[Records with drawing code]
* * *
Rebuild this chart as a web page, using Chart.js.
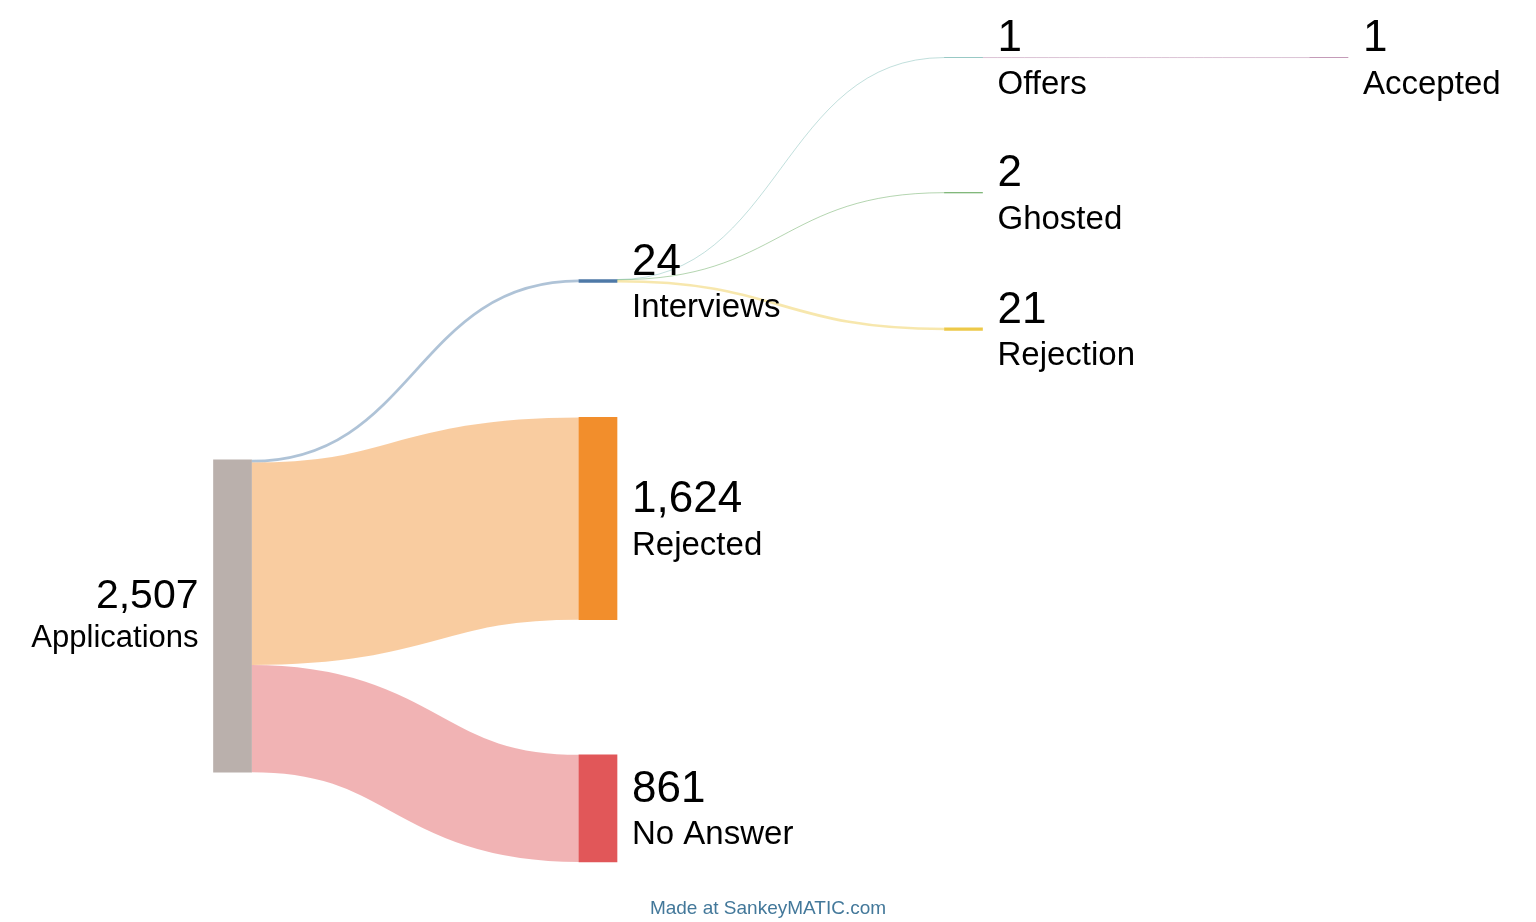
<!DOCTYPE html>
<html><head><meta charset="utf-8">
<script src="https://cdn.jsdelivr.net/npm/chart.js@4/dist/chart.umd.min.js"></script>
<style>
html,body{margin:0;padding:0;background:#fff;width:1536px;height:922px;overflow:hidden}
#wrap{position:relative;width:1536px;height:922px}
#credit{position:absolute;left:0;width:1536px;top:897px;text-align:center;font:19px "Liberation Sans",Arial,sans-serif;color:#43789a}
</style></head><body>
<div id="wrap"><canvas id="c" width="1536" height="922"></canvas><div id="credit">Made at SankeyMATIC.com</div></div>
<script>
// ---- data ----
const nodeNames   = ['Applications','Interviews','Rejected','No Answer','Offers','Ghosted','Rejection','Accepted'];
const nodeColumns = [0,1,1,1,2,2,2,3];
const nodeColors  = ['#bab0ac','#4e79a7','#f28e2c','#e15759','#76b7b2','#59a14f','#edc949','#b07aa1'];
const flowSources = ['Applications','Applications','Applications','Interviews','Interviews','Interviews','Offers'];
const flowTargets = ['Interviews','Rejected','No Answer','Offers','Ghosted','Rejection','Accepted'];
const flowValues  = [22,1624,861,1,2,21,1];
const columnAlign = ['weighted','bottom','top','top'];
const NODE_GAP = 1083;     // gap between nodes, in value units
const Y_MAX = 6457;        // value-unit height of the diagram
const NODE_W = 38;

// ---- layout (value units) ----
const idx = n => nodeNames.indexOf(n);
const inSum = nodeNames.map((n)=>flowValues.reduce((s,v,j)=>s+(flowTargets[j]===n?v:0),0));
const outSum = nodeNames.map((n)=>flowValues.reduce((s,v,j)=>s+(flowSources[j]===n?v:0),0));
const nodeValue = nodeNames.map((n,i)=>Math.max(inSum[i],outSum[i]));
const nodeTop = new Array(nodeNames.length).fill(0);
const cols = [...new Set(nodeColumns)].sort((a,b)=>a-b);
cols.forEach(c=>{
  if(columnAlign[c]==='weighted') return;
  const ids = nodeNames.map((n,i)=>i).filter(i=>nodeColumns[i]===c);
  const total = ids.reduce((s,i)=>s+nodeValue[i],0)+NODE_GAP*(ids.length-1);
  let y = columnAlign[c]==='bottom' ? Y_MAX-total : 0;
  ids.forEach(i=>{nodeTop[i]=y; y+=nodeValue[i]+NODE_GAP;});
});
cols.forEach(c=>{
  if(columnAlign[c]!=='weighted') return;
  nodeNames.forEach((n,i)=>{
    if(nodeColumns[i]!==c) return;
    let sw=0, s=0;
    flowValues.forEach((v,j)=>{ if(flowSources[j]===n){const t=idx(flowTargets[j]); s+=v*(nodeTop[t]+nodeValue[t]/2); sw+=v;} });
    nodeTop[i] = s/sw - nodeValue[i]/2;
  });
});
// ports
const srcPort = new Array(flowValues.length), tgtPort = new Array(flowValues.length);
nodeNames.forEach((n,i)=>{
  const outs = flowValues.map((v,j)=>j).filter(j=>flowSources[j]===n).sort((a,b)=>nodeTop[idx(flowTargets[a])]-nodeTop[idx(flowTargets[b])]);
  let y=nodeTop[i]; outs.forEach(j=>{srcPort[j]=y; y+=flowValues[j];});
  const ins = flowValues.map((v,j)=>j).filter(j=>flowTargets[j]===n).sort((a,b)=>nodeTop[idx(flowSources[a])]-nodeTop[idx(flowSources[b])]);
  y=nodeTop[i]; ins.forEach(j=>{tgtPort[j]=y; y+=flowValues[j];});
});

function hexA(h,a){const r=parseInt(h.slice(1,3),16),g=parseInt(h.slice(3,5),16),b=parseInt(h.slice(5,7),16);return `rgba(${r},${g},${b},${a})`;}

const flowPlugin = {
  id:'flows',
  beforeDatasetsDraw(chart){
    const ctx=chart.ctx, xs=chart.scales.x, ys=chart.scales.y;
    ctx.save();
    flowValues.forEach((v,j)=>{
      const s=idx(flowSources[j]), t=idx(flowTargets[j]);
      const x0=xs.getPixelForValue(nodeColumns[s])+NODE_W/2;
      const x1=xs.getPixelForValue(nodeColumns[t])-NODE_W/2;
      const y0=ys.getPixelForValue(srcPort[j]+v/2);
      const y1=ys.getPixelForValue(tgtPort[j]+v/2);
      const w=Math.abs(ys.getPixelForValue(v)-ys.getPixelForValue(0));
      const xm=(x0+x1)/2;
      ctx.beginPath();
      ctx.moveTo(x0,y0);
      ctx.bezierCurveTo(xm,y0,xm,y1,x1,y1);
      ctx.lineWidth=Math.max(1,w);
      ctx.strokeStyle=hexA(nodeColors[t],0.45);
      ctx.lineCap='butt';
      ctx.stroke();
    });
    ctx.restore();
  },
  afterDatasetsDraw(chart){
    const ctx=chart.ctx, xs=chart.scales.x, ys=chart.scales.y;
    ctx.save();
    ctx.fillStyle='#000';
    ctx.textBaseline='alphabetic';
    nodeNames.forEach((n,i)=>{
      const c=ys.getPixelForValue(nodeTop[i]+nodeValue[i]/2);
      const xc=xs.getPixelForValue(nodeColumns[i]);
      const left = nodeColumns[i]===0;
      const x = left ? xc-NODE_W/2-15 : xc+NODE_W/2+15;
      ctx.textAlign = left ? 'right' : 'left';
      ctx.font = (left?41:44)+'px "Liberation Sans", Arial, sans-serif';
      ctx.fillText(nodeValue[i].toLocaleString('en-US'),x,left?c-8:c-6.5);
      ctx.font = (left?31:33)+'px "Liberation Sans", Arial, sans-serif';
      ctx.fillText(n,x,left?c+31:c+36);
    });
    ctx.restore();
  }
};

new Chart(document.getElementById('c'),{
  type:'bar',
  data:{datasets:[{
    data:nodeNames.map((n,i)=>({x:nodeColumns[i],y:[nodeTop[i],nodeTop[i]+nodeValue[i]]})),
    backgroundColor:nodeColors,
    borderWidth:0,
    barThickness:NODE_W,
    clip:false
  }]},
  options:{
    responsive:false,
    animation:false,
    layout:{padding:{left:232.5,right:207,top:57.5,bottom:60}},
    plugins:{legend:{display:false},tooltip:{enabled:false}},
    scales:{
      x:{type:'linear',min:0,max:3,offset:false,display:false},
      y:{type:'linear',min:0,max:Y_MAX,reverse:true,display:false}
    }
  },
  plugins:[flowPlugin]
});
</script>
</body></html>
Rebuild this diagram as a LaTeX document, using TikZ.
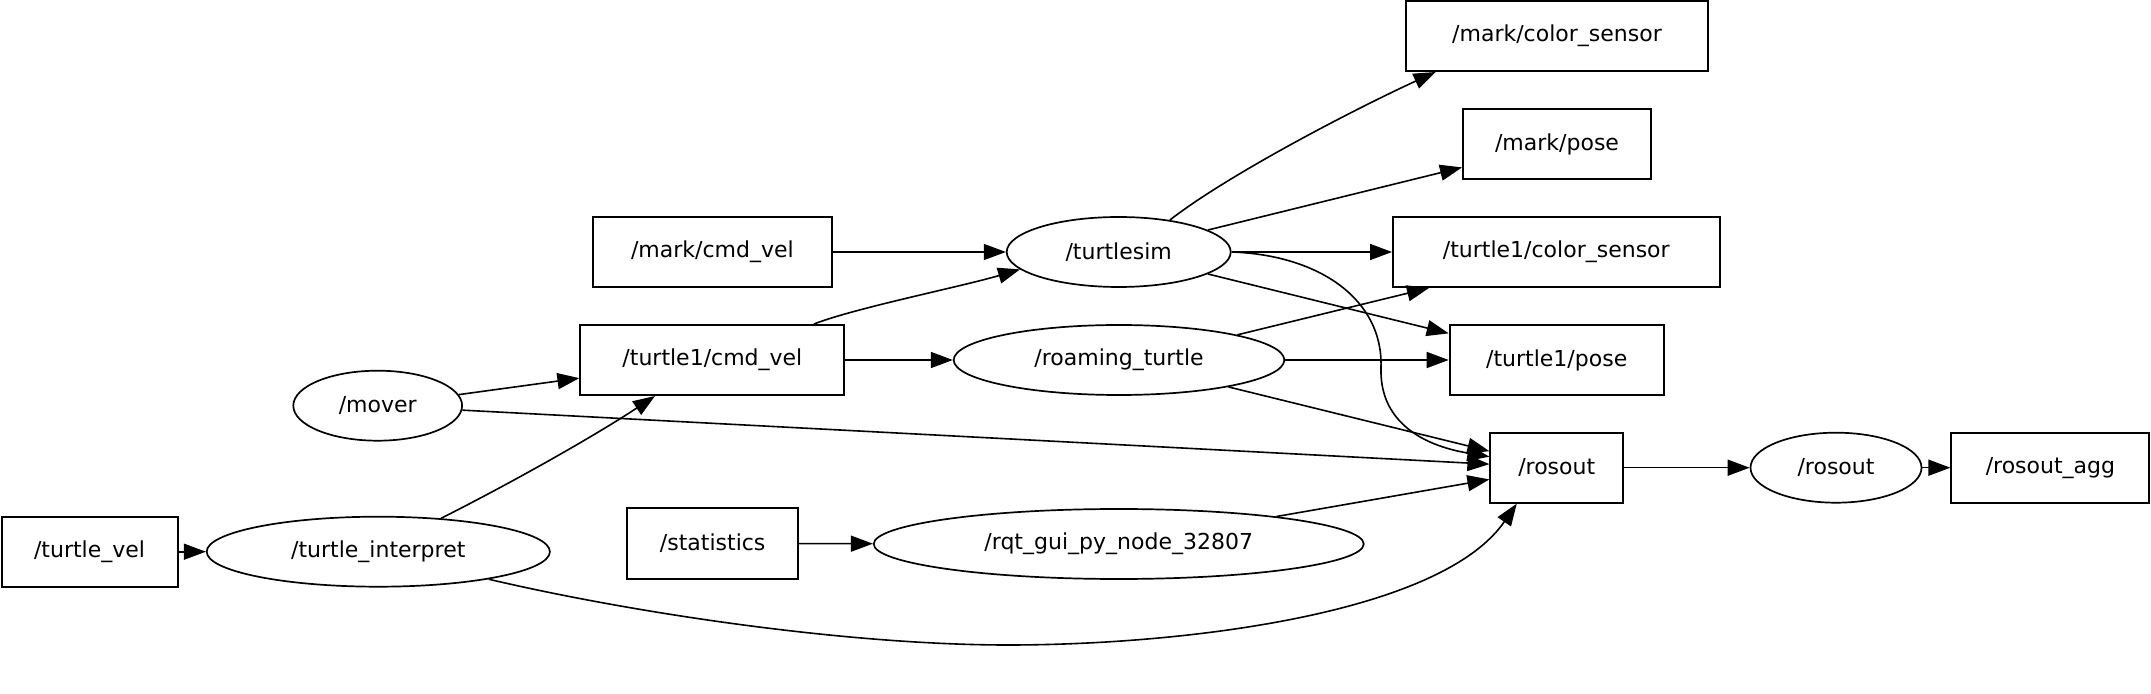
\documentclass[tikz,border=0pt]{standalone}
\usepackage{fontspec}
\setmainfont{DejaVu Sans}
\usetikzlibrary{arrows.meta,shapes.geometric,calc}
\begin{document}
\begin{tikzpicture}[x=0.5pt,y=-0.5pt,
  lbl/.style={font=\fontsize{11}{13}\selectfont},
  topic/.style={lbl,draw,line width=1pt,rectangle,inner sep=0pt,minimum height=35pt},
  rosnode/.style={lbl,draw,line width=0.85pt,ellipse,inner sep=0pt,minimum height=35pt},
  arr/.style={-{Triangle[length=11pt,width=8pt]},line width=0.8pt}]
\useasboundingbox (0,0) rectangle (2151,694);
% nodes
\node[topic,minimum width=151pt] (mcs) at (1557,36) {/mark/color\_sensor};
\node[topic,minimum width=94pt] (mpose) at (1557,144) {/mark/pose};
\node[topic,minimum width=119.4pt] (mcv) at (712.4,252) {/mark/cmd\_vel};
\node[rosnode,minimum width=112pt] (ts) at (1118.7,252) {/turtlesim};
\node[topic,minimum width=163.3pt] (t1cs) at (1556.3,252) {/turtle1/color\_sensor};
\node[topic,minimum width=132pt] (t1cmd) at (712.4,360) {/turtle1/cmd\_vel};
\node[rosnode,minimum width=165.3pt] (rt) at (1119,360) {/roaming\_turtle};
\node[topic,minimum width=107pt] (t1pose) at (1556.7,360) {/turtle1/pose};
\node[rosnode,minimum width=84.4pt] (mover) at (377.7,405.7) {/mover};
\node[topic,minimum width=66.3pt] (rb) at (1556.7,467.7) {/rosout};
\node[rosnode,minimum width=85.5pt] (re) at (1836,467.7) {/rosout};
\node[topic,minimum width=99pt] (agg) at (2050.4,467.7) {/rosout\_agg};
\node[topic,minimum width=88pt] (tv) at (89.5,551.7) {/turtle\_vel};
\node[rosnode,minimum width=171.6pt] (ti) at (378.3,551.7) {/turtle\_interpret};
\node[topic,minimum width=85.3pt] (stat) at (712.7,543.5) {/statistics};
\node[rosnode,minimum width=245pt] (rqt) at (1118.7,544) {/rqt\_gui\_py\_node\_32807};
% edges
\draw[arr] (mcv) -- (ts);
\draw[arr] ($(t1cmd.north west)+(234.6,0)$) .. controls (855,308) and (960,287) .. (ts.190);
\draw[arr] (t1cmd) -- (rt);
\draw[arr] (mover) -- (t1cmd);
\draw[arr] (mover) -- (rb);
\draw[arr] (tv) -- (ti);
\draw[arr] (ti.28) .. controls (515,481) and (596,435) .. ($(t1cmd.south west)+(75.6,0)$);
\draw[arr] (ti.-14.6) .. controls (637,614) and (850,645) .. (1008,645)
  .. controls (1180,645) and (1440,615) .. ($(rb.south)+(-40,0)$);
\draw[arr] (stat) -- (rqt);
\draw[arr] (rqt) -- (rb);
\draw[arr] (ts.32) .. controls (1229,174) and (1357,108) .. ($(mcs.south west)+(30.6,0)$);
\draw[arr] (ts) -- (mpose);
\draw[arr] (ts) -- (t1cs);
\draw[arr] (ts) -- (t1pose);
\draw[arr] (ts.east) .. controls (1320,255) and (1383,300) .. (1381,367)
  .. controls (1379,420) and (1420,445) .. ($(rb.west)+(0,-11)$);
\draw[arr] (rt.12) -- ($(t1cs.south west)+(37,0)$);
\draw[arr] (rt) -- (t1pose);
\draw[arr] (rt) -- (rb);
\draw[arr] (rb) -- (re);
\draw[arr] (re) -- (agg);
\end{tikzpicture}
\end{document}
* * *
### TASK TO COMPLETE
Quote only what lies between the first line of the records and the line containing "const NODE_W = 38;", please, including both lines and excluding images.

### FINISHED EXERCISE
Rebuild this chart as a web page, using Chart.js.
<!DOCTYPE html>
<html><head><meta charset="utf-8">
<script src="https://cdn.jsdelivr.net/npm/chart.js@4/dist/chart.umd.min.js"></script>
<style>
html,body{margin:0;padding:0;background:#fff;width:1536px;height:922px;overflow:hidden}
#wrap{position:relative;width:1536px;height:922px}
#credit{position:absolute;left:0;width:1536px;top:897px;text-align:center;font:19px "Liberation Sans",Arial,sans-serif;color:#43789a}
</style></head><body>
<div id="wrap"><canvas id="c" width="1536" height="922"></canvas><div id="credit">Made at SankeyMATIC.com</div></div>
<script>
// ---- data ----
const nodeNames   = ['Applications','Interviews','Rejected','No Answer','Offers','Ghosted','Rejection','Accepted'];
const nodeColumns = [0,1,1,1,2,2,2,3];
const nodeColors  = ['#bab0ac','#4e79a7','#f28e2c','#e15759','#76b7b2','#59a14f','#edc949','#b07aa1'];
const flowSources = ['Applications','Applications','Applications','Interviews','Interviews','Interviews','Offers'];
const flowTargets = ['Interviews','Rejected','No Answer','Offers','Ghosted','Rejection','Accepted'];
const flowValues  = [22,1624,861,1,2,21,1];
const columnAlign = ['weighted','bottom','top','top'];
const NODE_GAP = 1083;     // gap between nodes, in value units
const Y_MAX = 6457;        // value-unit height of the diagram
const NODE_W = 38;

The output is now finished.